I have been hurt and felt some of the worse pain in my life because of other Christians... and I have also been the one to hurt and judge and criticize... I have been the one who gossips in the name of  seeking "prayer"... I have been the one to crush other sisters because I felt "entitled"... because they were wrong... because I thought my sin was somehow less disgusting than theirs. Who would know I was a christian by my love? Certainly not other believers.
"Love prospers when a fault is forgiven,
but dwelling on it separates close friends." 
-Proverbs 17:9
I have been a splinter in God's Kingdom... I confess having been jealous of other people's callings ... I confess being bitter and hosting deep hatred and judgement . Not only hosting it in my mind and heart... but shouting it from the roof tops in the name of being a victim of their ugliness. When will it stop? When will the cycle of Christians tearing God's Kingdom apart end? 

When will we recognize this as the enemy having a foothold within Christ's church?? When will we stand up and fight against it? Maybe when I stop pointing fingers at others and realize the problem starts and stops with me.

I don't know when or how it will end for you, but the only way it can end for me is to fight day and night, minute by minute, rebuking the enemy in my thoughts and words. I have to stand up and declare "His love covers me so MY LOVE must cover you." I can sit here and be offended all day... I can sit here and be jealous and tear a sister down by patronizing her calling with a smile on my face because I'm too scared to step out and own my calling. OR I can be an encourager, I can have GRACE and LOVE even when others, maybe even unknowingly, do the same to me. I can cover another's sin with an expectant prayer of deliverance (See Circuit Rider's Podcast #24 by Brian Brennt) instead of writing them off and discounting their role in the Kingdom.
"And may the Lord make your love for one another and for all people grow and overflow, just as our love for you overflows."
-1 Thessalonians 3:12
He wants us to live UNITED, the enemy doesn't. Where God wants us to seek love and grace the enemy reminds us of how we have been hurt and wronged. I am calling the enemy out today. In the name of Jesus I rebuke his attempts to divide God's kingdom through me... I will no longer be a tool for satan... 

Lord Jesus I proclaim your victory over the strongholds of jealousy, cynicism and hate... and I am declaring ownership of love grace and mercy in their place...
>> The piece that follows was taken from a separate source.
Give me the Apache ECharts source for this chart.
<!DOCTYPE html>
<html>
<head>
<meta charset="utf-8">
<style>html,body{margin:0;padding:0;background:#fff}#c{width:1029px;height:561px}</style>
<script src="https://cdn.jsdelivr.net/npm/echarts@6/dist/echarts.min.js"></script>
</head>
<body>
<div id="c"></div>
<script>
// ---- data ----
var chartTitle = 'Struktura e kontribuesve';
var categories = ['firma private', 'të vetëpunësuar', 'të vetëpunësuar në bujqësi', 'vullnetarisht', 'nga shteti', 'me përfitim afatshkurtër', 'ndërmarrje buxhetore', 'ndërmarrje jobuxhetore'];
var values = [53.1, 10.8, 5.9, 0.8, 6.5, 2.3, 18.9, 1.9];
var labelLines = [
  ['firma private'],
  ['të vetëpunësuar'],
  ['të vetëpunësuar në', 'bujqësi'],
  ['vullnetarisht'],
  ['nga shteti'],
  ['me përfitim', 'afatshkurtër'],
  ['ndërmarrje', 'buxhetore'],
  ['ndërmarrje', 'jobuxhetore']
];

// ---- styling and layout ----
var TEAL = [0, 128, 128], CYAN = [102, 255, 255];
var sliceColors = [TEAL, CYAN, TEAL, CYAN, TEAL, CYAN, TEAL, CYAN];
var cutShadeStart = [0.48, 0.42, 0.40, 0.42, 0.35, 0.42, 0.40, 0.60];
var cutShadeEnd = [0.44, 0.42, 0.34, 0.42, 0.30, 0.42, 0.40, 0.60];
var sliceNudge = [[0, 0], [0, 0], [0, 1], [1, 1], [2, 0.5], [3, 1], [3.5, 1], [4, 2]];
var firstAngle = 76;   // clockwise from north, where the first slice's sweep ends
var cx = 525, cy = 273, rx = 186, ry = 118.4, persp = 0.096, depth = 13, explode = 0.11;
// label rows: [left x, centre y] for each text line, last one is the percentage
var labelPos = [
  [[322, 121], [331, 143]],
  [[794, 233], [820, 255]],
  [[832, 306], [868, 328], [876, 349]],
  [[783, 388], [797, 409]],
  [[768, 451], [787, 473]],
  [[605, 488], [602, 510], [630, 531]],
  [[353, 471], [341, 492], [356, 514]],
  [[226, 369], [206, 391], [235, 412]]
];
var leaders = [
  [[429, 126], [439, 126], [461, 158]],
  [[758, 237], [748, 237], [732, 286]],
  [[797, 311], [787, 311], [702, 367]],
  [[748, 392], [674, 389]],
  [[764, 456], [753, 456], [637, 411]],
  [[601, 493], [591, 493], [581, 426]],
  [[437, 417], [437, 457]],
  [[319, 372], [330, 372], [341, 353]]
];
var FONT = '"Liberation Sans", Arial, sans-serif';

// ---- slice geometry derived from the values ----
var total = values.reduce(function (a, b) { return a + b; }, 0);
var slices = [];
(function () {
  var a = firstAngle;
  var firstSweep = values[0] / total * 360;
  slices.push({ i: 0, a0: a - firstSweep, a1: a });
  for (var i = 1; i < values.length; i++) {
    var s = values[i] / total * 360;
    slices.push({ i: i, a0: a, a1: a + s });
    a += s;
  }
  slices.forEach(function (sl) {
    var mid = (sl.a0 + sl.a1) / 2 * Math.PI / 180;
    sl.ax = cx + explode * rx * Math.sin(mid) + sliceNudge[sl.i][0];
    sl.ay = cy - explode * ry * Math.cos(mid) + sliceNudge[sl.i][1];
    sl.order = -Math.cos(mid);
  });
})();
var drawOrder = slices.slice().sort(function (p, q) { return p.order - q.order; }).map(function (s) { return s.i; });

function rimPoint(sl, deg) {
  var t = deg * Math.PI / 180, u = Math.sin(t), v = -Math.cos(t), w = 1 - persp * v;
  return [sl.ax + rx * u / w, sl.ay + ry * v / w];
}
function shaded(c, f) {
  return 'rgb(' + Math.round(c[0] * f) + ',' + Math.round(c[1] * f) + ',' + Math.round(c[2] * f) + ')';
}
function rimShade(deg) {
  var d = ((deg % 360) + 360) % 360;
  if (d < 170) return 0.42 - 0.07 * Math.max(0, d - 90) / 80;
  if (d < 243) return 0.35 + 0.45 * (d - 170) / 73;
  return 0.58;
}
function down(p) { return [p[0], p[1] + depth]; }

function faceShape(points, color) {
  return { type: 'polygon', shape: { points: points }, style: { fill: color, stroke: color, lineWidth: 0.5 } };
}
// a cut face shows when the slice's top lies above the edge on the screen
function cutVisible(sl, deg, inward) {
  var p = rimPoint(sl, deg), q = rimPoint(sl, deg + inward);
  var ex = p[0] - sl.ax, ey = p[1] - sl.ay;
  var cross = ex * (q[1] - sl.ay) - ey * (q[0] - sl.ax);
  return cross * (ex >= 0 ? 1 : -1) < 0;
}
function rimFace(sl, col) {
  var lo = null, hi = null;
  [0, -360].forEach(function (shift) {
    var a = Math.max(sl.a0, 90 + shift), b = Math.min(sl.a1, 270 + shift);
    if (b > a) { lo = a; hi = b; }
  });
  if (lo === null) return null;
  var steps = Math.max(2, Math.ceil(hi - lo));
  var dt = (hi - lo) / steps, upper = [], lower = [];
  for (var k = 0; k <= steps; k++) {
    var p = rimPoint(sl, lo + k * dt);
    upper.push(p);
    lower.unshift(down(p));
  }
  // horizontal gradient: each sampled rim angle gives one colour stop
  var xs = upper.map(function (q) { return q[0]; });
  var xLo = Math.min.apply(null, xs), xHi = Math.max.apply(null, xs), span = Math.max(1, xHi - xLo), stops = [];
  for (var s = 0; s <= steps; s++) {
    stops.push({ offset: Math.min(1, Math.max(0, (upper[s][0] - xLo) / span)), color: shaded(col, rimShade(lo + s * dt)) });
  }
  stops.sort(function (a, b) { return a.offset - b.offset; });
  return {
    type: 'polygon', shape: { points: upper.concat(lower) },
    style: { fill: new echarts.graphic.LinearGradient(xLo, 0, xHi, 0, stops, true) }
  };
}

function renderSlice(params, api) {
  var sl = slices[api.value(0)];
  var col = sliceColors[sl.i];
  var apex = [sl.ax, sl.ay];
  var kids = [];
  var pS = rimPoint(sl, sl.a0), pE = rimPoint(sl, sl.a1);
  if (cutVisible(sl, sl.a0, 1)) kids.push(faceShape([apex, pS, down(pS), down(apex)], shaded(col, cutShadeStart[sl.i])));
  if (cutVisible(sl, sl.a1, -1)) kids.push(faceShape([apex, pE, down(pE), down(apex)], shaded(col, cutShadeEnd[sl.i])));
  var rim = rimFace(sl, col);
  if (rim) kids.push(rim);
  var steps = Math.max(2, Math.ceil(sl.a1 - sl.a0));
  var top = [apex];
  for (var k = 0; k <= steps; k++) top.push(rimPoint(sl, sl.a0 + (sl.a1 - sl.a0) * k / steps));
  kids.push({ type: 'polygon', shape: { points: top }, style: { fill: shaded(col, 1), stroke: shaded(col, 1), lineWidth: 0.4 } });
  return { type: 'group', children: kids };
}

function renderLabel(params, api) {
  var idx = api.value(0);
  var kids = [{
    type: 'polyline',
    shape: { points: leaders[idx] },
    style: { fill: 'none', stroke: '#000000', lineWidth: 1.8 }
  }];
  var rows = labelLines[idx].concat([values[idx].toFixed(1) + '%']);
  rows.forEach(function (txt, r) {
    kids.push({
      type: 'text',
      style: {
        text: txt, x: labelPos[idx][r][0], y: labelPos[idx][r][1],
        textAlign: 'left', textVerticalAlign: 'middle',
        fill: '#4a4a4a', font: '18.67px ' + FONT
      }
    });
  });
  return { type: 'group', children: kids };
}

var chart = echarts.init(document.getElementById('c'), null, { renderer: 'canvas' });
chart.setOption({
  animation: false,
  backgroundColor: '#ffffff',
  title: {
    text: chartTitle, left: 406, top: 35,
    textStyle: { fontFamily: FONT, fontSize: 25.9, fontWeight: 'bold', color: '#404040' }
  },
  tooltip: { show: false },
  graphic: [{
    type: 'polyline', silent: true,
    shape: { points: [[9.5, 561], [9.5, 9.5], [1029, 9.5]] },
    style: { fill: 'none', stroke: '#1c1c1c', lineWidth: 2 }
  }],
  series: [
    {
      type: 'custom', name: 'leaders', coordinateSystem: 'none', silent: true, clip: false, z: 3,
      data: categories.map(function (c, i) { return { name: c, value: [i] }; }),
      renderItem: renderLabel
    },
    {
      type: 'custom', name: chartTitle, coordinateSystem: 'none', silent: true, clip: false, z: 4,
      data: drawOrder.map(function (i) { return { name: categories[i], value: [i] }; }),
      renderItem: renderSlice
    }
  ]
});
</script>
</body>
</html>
Because I know when I stand up and say I CHOOSE to be known for my love and grace like Jesus... others will want that too... I know when my life and my actions can reflect what these words are saying it will be POWERFUL. What would it look like if we all chose this path? What if we chose to be so secure in our callings that we could truly truly raise our sisters up in love and encouragement? What if we were sooo secure in Christ's power dwelling within us that offensive words ricocheted off of us leaving only marks that remind us to pray for the offender. 

I write this because I want this, and I know I have to have it before I can move forward into the depth of the plan that God has for my life. And no matter what we are called to... before we can answer and live  the revival inside of us... we have to recognize we all play a part in the "Great Division"... and then we have to decide what we want to do about it.